PROBLEM STATEMENT
Extract all lines in the data that contain the word "this".

-- START MATERIAL TO PROCESS --

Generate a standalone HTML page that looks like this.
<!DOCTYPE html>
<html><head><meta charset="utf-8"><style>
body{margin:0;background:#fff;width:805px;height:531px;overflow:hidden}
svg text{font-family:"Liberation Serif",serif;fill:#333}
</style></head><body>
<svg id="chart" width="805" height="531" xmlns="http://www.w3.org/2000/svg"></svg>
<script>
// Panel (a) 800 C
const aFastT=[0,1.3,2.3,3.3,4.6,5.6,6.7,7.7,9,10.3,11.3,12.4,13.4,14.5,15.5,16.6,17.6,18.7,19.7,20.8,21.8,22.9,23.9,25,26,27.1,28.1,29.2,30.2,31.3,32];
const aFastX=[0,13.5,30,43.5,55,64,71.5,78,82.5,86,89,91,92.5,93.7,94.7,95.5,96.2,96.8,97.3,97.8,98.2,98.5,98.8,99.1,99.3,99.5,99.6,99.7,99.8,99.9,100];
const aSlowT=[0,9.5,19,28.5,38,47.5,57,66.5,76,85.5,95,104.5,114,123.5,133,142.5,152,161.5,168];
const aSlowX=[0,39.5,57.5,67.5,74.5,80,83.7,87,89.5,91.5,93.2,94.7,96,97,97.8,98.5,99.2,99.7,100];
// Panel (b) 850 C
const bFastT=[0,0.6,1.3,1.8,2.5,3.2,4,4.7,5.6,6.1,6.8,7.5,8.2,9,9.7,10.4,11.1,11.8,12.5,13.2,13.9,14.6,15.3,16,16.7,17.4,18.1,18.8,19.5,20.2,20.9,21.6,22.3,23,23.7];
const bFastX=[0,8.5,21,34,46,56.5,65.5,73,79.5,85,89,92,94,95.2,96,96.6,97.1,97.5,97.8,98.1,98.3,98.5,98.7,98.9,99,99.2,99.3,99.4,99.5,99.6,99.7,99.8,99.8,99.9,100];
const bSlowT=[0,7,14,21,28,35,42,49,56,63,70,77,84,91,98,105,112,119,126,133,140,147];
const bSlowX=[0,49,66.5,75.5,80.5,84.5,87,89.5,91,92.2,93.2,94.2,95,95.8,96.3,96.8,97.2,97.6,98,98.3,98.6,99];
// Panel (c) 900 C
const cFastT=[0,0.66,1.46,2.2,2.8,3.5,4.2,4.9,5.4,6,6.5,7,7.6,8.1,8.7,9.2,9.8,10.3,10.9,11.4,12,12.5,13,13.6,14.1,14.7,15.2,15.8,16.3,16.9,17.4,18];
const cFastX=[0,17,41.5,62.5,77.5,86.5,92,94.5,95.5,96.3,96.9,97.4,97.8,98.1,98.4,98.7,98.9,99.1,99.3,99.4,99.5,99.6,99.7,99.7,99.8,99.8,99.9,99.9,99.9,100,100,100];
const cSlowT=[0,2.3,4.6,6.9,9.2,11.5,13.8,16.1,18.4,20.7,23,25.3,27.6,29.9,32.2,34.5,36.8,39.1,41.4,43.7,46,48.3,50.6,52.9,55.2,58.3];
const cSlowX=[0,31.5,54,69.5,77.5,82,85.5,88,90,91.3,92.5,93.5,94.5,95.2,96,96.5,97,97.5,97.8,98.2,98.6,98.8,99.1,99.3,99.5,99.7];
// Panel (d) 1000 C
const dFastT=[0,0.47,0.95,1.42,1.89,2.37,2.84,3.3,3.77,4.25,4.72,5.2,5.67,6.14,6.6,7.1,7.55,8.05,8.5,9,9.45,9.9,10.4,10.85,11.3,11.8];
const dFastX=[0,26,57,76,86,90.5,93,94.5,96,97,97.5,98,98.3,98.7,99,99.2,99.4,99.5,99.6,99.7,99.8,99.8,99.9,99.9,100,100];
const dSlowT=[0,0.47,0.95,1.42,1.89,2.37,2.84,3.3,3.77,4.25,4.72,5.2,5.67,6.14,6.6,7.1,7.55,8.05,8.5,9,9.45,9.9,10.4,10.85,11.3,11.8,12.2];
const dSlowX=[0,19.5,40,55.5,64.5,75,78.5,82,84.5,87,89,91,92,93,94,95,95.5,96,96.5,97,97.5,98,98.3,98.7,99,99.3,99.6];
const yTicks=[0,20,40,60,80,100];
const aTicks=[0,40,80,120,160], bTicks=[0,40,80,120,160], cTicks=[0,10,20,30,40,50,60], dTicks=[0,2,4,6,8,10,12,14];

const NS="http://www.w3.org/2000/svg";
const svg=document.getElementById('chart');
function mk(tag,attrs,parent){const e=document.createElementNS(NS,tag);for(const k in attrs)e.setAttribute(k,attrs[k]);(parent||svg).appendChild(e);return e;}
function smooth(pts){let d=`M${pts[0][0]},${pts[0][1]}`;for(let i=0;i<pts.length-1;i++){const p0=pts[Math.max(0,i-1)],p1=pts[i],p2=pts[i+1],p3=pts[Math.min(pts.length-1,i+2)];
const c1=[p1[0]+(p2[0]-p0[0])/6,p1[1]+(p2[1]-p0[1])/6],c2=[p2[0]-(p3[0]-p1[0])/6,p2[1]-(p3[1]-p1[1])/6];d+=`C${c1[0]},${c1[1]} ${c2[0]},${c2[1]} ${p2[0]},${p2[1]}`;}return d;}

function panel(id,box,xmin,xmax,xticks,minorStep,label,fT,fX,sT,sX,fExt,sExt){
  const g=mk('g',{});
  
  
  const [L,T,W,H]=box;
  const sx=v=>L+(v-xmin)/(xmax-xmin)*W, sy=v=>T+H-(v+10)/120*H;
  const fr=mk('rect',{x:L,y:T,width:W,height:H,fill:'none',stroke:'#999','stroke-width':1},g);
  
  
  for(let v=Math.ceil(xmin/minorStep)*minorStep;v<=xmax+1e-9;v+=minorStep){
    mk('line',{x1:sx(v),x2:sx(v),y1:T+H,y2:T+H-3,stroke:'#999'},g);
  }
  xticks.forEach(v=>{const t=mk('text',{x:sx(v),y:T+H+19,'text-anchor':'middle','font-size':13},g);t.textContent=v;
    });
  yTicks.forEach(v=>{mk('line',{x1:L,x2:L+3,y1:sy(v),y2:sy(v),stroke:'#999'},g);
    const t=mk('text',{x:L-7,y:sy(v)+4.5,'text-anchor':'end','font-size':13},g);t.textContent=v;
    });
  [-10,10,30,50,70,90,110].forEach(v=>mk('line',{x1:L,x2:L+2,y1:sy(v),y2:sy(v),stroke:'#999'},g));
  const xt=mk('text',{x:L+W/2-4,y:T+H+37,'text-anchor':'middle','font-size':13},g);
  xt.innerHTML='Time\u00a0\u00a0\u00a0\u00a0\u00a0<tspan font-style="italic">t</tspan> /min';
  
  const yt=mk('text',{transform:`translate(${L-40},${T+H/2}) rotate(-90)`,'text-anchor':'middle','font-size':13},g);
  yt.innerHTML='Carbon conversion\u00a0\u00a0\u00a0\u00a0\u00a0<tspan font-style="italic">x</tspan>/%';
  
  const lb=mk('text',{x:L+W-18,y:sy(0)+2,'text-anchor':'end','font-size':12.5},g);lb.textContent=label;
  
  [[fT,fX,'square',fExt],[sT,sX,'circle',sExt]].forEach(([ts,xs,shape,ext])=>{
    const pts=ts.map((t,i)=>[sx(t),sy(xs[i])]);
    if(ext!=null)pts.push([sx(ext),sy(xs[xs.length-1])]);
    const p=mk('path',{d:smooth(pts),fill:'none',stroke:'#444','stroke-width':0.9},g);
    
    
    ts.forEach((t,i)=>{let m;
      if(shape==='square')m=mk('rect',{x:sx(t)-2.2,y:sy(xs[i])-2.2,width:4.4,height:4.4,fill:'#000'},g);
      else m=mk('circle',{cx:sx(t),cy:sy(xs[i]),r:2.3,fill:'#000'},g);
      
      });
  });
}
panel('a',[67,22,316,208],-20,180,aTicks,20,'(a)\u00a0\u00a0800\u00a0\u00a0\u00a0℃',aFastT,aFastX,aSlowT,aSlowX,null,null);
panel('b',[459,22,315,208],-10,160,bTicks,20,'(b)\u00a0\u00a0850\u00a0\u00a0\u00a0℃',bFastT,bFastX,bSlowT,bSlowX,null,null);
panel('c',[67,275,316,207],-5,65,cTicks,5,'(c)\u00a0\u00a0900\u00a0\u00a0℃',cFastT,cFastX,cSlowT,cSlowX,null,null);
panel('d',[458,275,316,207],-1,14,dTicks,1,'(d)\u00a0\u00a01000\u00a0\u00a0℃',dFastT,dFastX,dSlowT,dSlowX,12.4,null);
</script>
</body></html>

-- END MATERIAL TO PROCESS --
-- START MATERIAL TO PROCESS --

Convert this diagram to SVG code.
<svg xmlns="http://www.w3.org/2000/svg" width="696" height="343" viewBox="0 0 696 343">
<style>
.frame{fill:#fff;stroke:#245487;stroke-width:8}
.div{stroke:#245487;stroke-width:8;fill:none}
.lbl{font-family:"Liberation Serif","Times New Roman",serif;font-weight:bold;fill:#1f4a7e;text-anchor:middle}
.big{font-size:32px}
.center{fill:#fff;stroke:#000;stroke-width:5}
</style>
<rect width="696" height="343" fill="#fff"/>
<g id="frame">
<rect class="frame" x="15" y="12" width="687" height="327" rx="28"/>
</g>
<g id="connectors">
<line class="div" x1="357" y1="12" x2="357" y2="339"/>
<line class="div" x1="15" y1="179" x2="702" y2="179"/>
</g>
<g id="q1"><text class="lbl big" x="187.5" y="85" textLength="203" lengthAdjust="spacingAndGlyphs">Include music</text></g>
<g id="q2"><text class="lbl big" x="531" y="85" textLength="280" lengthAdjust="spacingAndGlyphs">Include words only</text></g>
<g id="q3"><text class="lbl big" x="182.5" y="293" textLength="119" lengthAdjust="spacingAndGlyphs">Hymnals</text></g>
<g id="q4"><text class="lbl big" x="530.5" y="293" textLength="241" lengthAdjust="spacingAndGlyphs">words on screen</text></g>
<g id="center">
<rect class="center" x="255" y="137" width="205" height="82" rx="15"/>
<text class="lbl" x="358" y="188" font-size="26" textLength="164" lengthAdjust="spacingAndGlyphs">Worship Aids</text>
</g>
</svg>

-- END MATERIAL TO PROCESS --
-- START MATERIAL TO PROCESS --

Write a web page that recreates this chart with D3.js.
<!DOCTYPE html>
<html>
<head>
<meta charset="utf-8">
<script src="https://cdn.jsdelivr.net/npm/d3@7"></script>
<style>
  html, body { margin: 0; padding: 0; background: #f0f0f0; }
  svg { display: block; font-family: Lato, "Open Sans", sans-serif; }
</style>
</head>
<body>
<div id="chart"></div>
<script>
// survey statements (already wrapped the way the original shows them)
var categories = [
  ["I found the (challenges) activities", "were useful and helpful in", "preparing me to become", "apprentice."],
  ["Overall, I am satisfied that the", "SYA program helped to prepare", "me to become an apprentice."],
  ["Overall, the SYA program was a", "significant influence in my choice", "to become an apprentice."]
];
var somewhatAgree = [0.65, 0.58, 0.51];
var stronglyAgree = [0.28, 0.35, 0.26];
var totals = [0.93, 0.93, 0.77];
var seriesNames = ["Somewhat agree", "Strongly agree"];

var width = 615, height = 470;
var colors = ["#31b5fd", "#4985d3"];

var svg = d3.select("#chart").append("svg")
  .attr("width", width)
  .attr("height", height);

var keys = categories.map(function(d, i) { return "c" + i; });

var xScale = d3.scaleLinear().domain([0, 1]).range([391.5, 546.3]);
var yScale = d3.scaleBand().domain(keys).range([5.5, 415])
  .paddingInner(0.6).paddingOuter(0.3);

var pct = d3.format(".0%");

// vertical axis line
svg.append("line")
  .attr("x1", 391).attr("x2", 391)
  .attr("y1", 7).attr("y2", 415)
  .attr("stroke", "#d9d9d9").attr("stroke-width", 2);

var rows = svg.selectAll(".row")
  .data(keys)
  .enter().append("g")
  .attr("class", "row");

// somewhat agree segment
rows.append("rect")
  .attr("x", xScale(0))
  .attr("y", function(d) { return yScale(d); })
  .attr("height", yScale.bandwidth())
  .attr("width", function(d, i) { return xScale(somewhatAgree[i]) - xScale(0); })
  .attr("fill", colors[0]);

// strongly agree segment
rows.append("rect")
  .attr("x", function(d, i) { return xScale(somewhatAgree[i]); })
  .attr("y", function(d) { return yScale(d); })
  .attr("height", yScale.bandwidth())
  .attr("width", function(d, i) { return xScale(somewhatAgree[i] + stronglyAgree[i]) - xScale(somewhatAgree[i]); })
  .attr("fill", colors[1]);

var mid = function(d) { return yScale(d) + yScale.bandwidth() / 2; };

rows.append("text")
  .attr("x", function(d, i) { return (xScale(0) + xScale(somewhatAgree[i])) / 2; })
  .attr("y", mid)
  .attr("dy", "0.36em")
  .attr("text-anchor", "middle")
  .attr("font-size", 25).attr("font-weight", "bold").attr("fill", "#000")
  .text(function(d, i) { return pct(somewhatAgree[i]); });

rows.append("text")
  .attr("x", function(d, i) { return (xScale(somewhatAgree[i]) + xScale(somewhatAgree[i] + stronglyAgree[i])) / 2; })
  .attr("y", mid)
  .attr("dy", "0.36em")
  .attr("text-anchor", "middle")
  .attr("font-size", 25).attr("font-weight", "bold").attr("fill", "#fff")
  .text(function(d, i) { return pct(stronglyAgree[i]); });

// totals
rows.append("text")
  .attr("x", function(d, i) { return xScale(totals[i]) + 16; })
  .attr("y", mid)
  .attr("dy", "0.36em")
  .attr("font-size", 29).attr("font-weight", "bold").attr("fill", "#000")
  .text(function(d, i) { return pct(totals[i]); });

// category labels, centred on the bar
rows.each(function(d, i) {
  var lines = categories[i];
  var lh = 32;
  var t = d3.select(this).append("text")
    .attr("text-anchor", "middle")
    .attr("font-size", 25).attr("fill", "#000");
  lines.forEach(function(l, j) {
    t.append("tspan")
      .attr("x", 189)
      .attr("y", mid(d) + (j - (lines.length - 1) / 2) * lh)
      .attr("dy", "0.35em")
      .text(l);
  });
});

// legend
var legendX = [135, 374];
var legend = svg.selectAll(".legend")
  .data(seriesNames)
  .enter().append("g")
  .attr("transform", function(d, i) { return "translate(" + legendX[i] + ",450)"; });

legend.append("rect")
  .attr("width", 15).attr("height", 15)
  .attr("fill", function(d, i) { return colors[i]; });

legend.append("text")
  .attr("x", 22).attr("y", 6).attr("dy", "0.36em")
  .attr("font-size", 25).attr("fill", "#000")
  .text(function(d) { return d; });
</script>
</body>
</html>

-- END MATERIAL TO PROCESS --

RESPONSE TO THE EXERCISE
Generate a standalone HTML page that looks like this.
Convert this diagram to SVG code.
Write a web page that recreates this chart with D3.js.
  var t = d3.select(this).append("text")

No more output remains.